At this point, I was still so relieved to have survived the biopsy, I hadn’t really started worrying about what it might show, and I made the lovely nurse cry, waxing lyrical about how great life was, and how lucky I had been with this whole situation. She said she’d been nursing for nearly 40 years and virtually never cried. Sorry nurse. It was especially unfair to make her cry, as she kindly smuggled my drugs out of the quarantine the ward doctor had placed them in. Ha!
After a lengthy wait, a porter came to take me for a CT, in the neuro-imaging suite next to the ward. Remember, the one with the pretty tree panels in the ceiling? A CT scanner looks like a massive donut. The body part being scanned goes in the hole in the middle. The inside of the ring is covered in dark glass, showing the residual wipe marks where it has been cleaned. I have noticed this every time, on three different machines. Weird what catches your eye sometimes, isn’t it? Inside, you can just about see the camera whizzing round the ring, building up the picture of your brain. It’s pretty quick, maybe a minute or two.

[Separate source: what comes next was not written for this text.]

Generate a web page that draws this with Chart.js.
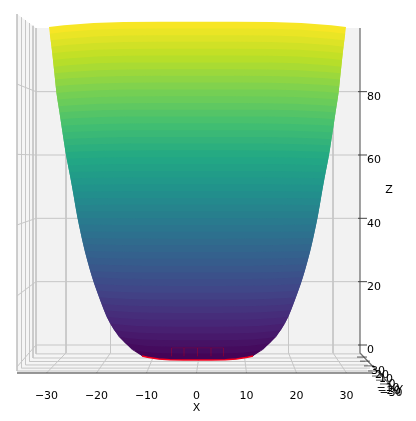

Damian came by a few minutes later to say the scan was clear, and I could go home. This is illustrative of why I think he’s such a great doctor. You may have noticed that he was at the initial diagnostic appointment, the pre-op review, greeted me on the way to theatre, visited me in the recovery room and came to tell me himself that the scan was clear. Many of these jobs I think most consultants would delegate to a junior. Not Damian. You’re his patient, and he’ll bloody well look after you. He may not have the most effusively warm bedside manner in the world (it’s perfectly lovely though), but I guess as a Neurosurgeon, most people you see aren’t in a good way. Many of them will die, so there has to be an element of self preservation in keeping some emotional distance. It must also be a bit weird, being chummy with someone and then elbow deep in their grey matter a few minutes later. So he pours everything in to being a consummate professional. I’d happily put my life in his hands again anytime.
A arrived and we left, with me hugging every person I could find on the way out, except the ward doctor. She very pointedly did NOT get a hug. Let that be a lesson to her.